For a Service Principal to authenticate, one of the following credentials is required:

  • Password (Client Secret): A string secret. Requires management of expiration and leakage risks.
  • Certificate: Uses a public key certificate. More secure than secrets but requires certificate management.
  • Federated Identity Credential: Authentication based on a trust relationship with an external identity provider, described later.

Managed Identity

Managed Identity is provided to simplify the management of Service Principals (especially secret management).

  • Mechanism: Automatically creates a Service Principal for Azure resources (VM, App Service, Functions, etc.), and the Azure platform handles credential rotation behind the scenes.
  • Benefits: Developers do not need to manage secrets at all. There is no need to embed credentials in the code.
  • Types:
    • System-assigned: An ID that shares the lifecycle with the resource. The ID is deleted when the resource is deleted.
    • User-assigned: An ID that can be created independently. Can be shared across multiple resources.

For access between Azure resources (e.g., accessing SQL Database from App Service), it is recommended to use Managed Identity whenever possible.

Federated Identity Credential (Workload Identity Federation)

When accessing Azure from systems outside Azure (GitHub Actions, Kubernetes, GitLab CI, etc.), traditionally, you had to issue a Client Secret for a Service Principal and store it in the external system. However, this comes with the risk of secret leakage.

Using Workload Identity Federation, you can obtain access tokens based on a trust relationship with an external Identity Provider (IdP) without managing secrets (passwords or certificates).

Mechanism (OIDC)

Authentication is performed using the OpenID Connect (OIDC) protocol in the following flow:

  1. External IdP (e.g., GitHub) issues an OIDC token proving the identity of the current job or workload.
  2. The external system sends this OIDC token to Azure AD.
  3. Azure AD validates the token against the pre-configured Federated Identity Credential settings (Issuer, Subject, etc.).
  4. If validation succeeds, Azure AD returns an access token for the Service Principal.
  5. The external system uses this access token to operate Azure resources.

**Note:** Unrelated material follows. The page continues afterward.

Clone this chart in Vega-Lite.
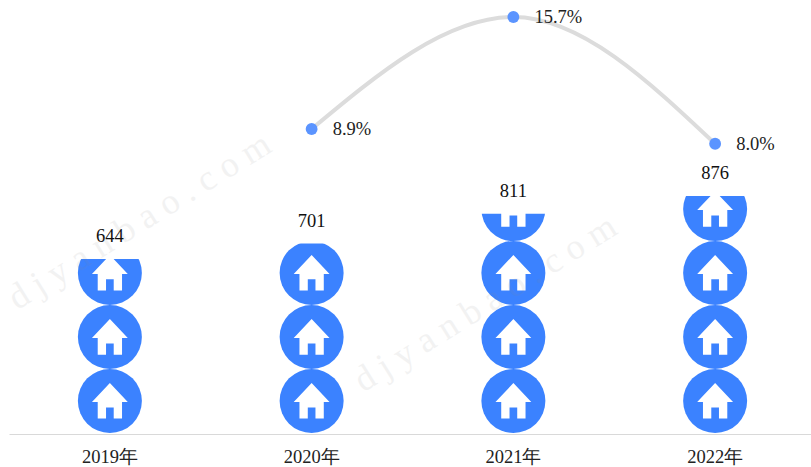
{"$schema":"https://vega.github.io/schema/vega-lite/v6.json","width":811,"height":434,"autosize":{"type":"none"},"padding":{"left":0,"top":0,"right":0,"bottom":33},"background":"white","view":{"stroke":null},"config":{"font":"Liberation Serif"},"datasets":{"sales":[{"year":"2019年","sales":644},{"year":"2020年","sales":701},{"year":"2021年","sales":811},{"year":"2022年","sales":876}],"rates":[{"year":"2020年","rate":0.089},{"year":"2021年","rate":0.157},{"year":"2022年","rate":0.08}],"icons":[{"year":"2019年","level":121.5},{"year":"2019年","level":357},{"year":"2019年","level":593},{"year":"2020年","level":121.5},{"year":"2020年","level":357},{"year":"2020年","level":593},{"year":"2021年","level":121.5},{"year":"2021年","level":357},{"year":"2021年","level":593},{"year":"2021年","level":828},{"year":"2022年","level":121.5},{"year":"2022年","level":357},{"year":"2022年","level":593},{"year":"2022年","level":828}]},"resolve":{"scale":{"y":"independent"}},"encoding":{"x":{"field":"year","type":"nominal","scale":{"type":"band","range":[9,816],"paddingInner":0,"paddingOuter":0},"axis":{"title":null,"ticks":false,"labelAngle":0,"labelFontSize":18.5,"labelColor":"#222","labelFont":"Liberation Serif","labelPadding":13,"domainColor":"#d9d9d9","domainWidth":1,"grid":false}}},"layer":[{"data":{"name":"icons"},"mark":{"type":"point","shape":"circle","filled":true,"size":4096,"color":"#3b82ff","opacity":1},"encoding":{"y":{"field":"level","type":"quantitative","scale":{"domain":[0,1598]},"axis":null}}},{"data":{"name":"icons"},"mark":{"type":"point","shape":"M0,-0.56 L0.56,0.03 L0.38,0.03 L0.38,0.55 L0.12,0.55 L0.12,0.2 L-0.12,0.2 L-0.12,0.55 L-0.38,0.55 L-0.38,0.03 L-0.56,0.03 Z","filled":true,"size":4096,"color":"white","opacity":1},"encoding":{"y":{"field":"level","type":"quantitative","scale":{"domain":[0,1598]},"axis":null}}},{"data":{"name":"sales"},"mark":{"type":"bar","size":72,"color":"white"},"encoding":{"y":{"field":"sales","type":"quantitative","scale":{"domain":[0,1598]},"axis":null},"y2":{"datum":1598}}},{"data":{"name":"sales"},"mark":{"type":"text","fontSize":18.5,"font":"Liberation Serif","color":"#111","baseline":"middle","align":"center","dy":-23},"encoding":{"y":{"field":"sales","type":"quantitative","scale":{"domain":[0,1598]},"axis":null},"text":{"field":"sales","type":"quantitative"}}},{"data":{"name":"rates"},"mark":{"type":"line","color":"#dcdcdc","strokeWidth":4,"interpolate":"monotone"},"encoding":{"y":{"field":"rate","type":"quantitative","scale":{"domain":[-0.0962,0.1673]},"axis":null}}},{"data":{"name":"rates"},"mark":{"type":"point","shape":"circle","filled":true,"size":140,"color":"#5b94ff","opacity":1},"encoding":{"y":{"field":"rate","type":"quantitative","scale":{"domain":[-0.0962,0.1673]},"axis":null}}},{"data":{"name":"rates"},"mark":{"type":"text","fontSize":18.5,"font":"Liberation Serif","color":"#222","align":"left","baseline":"middle","dx":21},"encoding":{"y":{"field":"rate","type":"quantitative","scale":{"domain":[-0.0962,0.1673]},"axis":null},"text":{"field":"rate","type":"quantitative","format":".1%"}}},{"data":{"values":[{"year":"2019年","level":715,"mark":"d j y a n b a o . c o m"}]},"mark":{"type":"text","fontSize":36,"font":"Liberation Serif","color":"#888","opacity":0.1,"angle":328,"align":"center","baseline":"middle","dx":35},"encoding":{"y":{"field":"level","type":"quantitative","scale":{"domain":[0,1598]},"axis":null},"text":{"field":"mark"}}},{"data":{"values":[{"year":"2021年","level":545,"mark":"d j y a n b a o . c o m"}]},"mark":{"type":"text","fontSize":36,"font":"Liberation Serif","color":"#888","opacity":0.1,"angle":328,"align":"center","baseline":"middle","dx":-33},"encoding":{"y":{"field":"level","type":"quantitative","scale":{"domain":[0,1598]},"axis":null},"text":{"field":"mark"}}}]}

Example Use Case in GitHub Actions

When deploying to Azure from GitHub Actions, it is currently a best practice to use OIDC with the azure/login action.

1. Configuration on Azure

Add a Federated Identity Credential to the Service Principal.

  • Issuer: https://token.actions.githubusercontent.com
  • Subject Identifier: repo:<org>/<repo>:ref:refs/heads/<branch> (e.g., repo:my-org/my-repo:ref:refs/heads/main)

2. GitHub Actions Workflow

permissions:
id-token: write # Required to request the OIDC token
contents: read

jobs:
deploy:
runs-on: ubuntu-latest
steps:
- name: Azure Login
uses: azure/login@v1
with:
client-id: ${{ secrets.AZURE_CLIENT_ID }}
tenant-id: ${{ secrets.AZURE_TENANT_ID }}
subscription-id: ${{ secrets.AZURE_SUBSCRIPTION_ID }}
# client-secret is NOT required!

Benefits

  • Secretless: No long-lived secrets (passwords) exist, eliminating leakage risks.
  • Granular Scope Control: Allows fine-grained control, such as allowing access only from specific repositories, branches, or environments.
  • Reduced Management Cost: No need for secret rotation tasks.

Summary

  • Service Principal: Identity for applications.
  • Managed Identity: Service Principal for Azure resources that requires no secret management. Ideal for communication within Azure.
  • Federated Identity Credential: Secretless authentication method from external systems (like GitHub Actions) to Azure. Ideal for CI/CD pipelines.

To improve security, it is recommended to use Managed Identity or Workload Identity Federation whenever possible and avoid using Client Secrets.